- Born: Louise Elizabeth Garden April 25, 1857 London, England
- Died: 1944 (aged 86–87) Los Angeles, California, U.S.
- Other name: Louise MacLeod
- Education: Académie Carmen, Royal School of Art
- Spouse: Malcolm MacLeod (m. 1890–1914; his death)

= Louise Elizabeth Garden MacLeod =

American painter

Louise Elizabeth Garden–MacLeod (1857–1944) was an English-born American artist and arts educator. In 1887, she co-founded the Los Angeles School of Art and Design with Mrs. J. Dalton Bond, this was the first art school in the area.

== History ==
Louise Elizabeth Garden was born in London, England, on 25 April 1857. She began studying art at a young age and by the time she was a teenager she attended London's Royal School of Art in South Kensington. It was at the Royal School of Art she studying under N. G. Green, an instructor to the British royal family, as well as a pupil of George Dunlop Leslie, William Henry Fisk, Richard Eschke, and Leandro Ramón Garrido. She also studied at Whistler's School (also known as Académie Carmen) in Paris, France.
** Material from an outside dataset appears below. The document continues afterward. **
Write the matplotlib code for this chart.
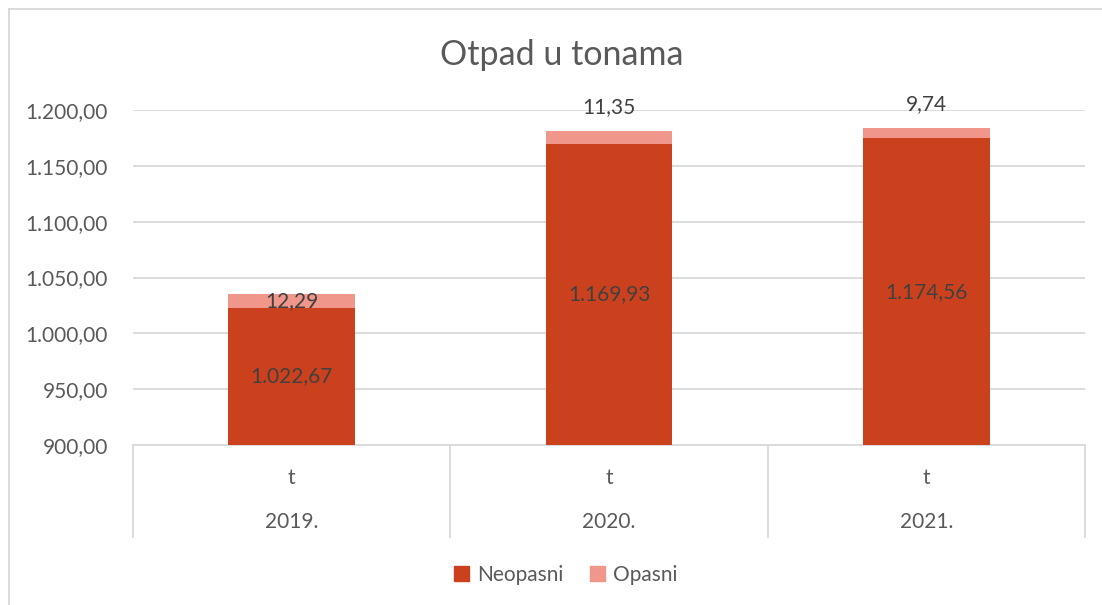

In 1887, she moved from London to Los Angeles, California in hopes that the milder weather would improve her health. That same year, co-founded the Los Angeles School of Art and Design with Mrs. J. Dalton Bond, this was the first art school in the area.

In 1890, she wed Malcolm MacLeod, a Scottish inventor who helped her with running the art school. They were married until MacLeod's death in 1914.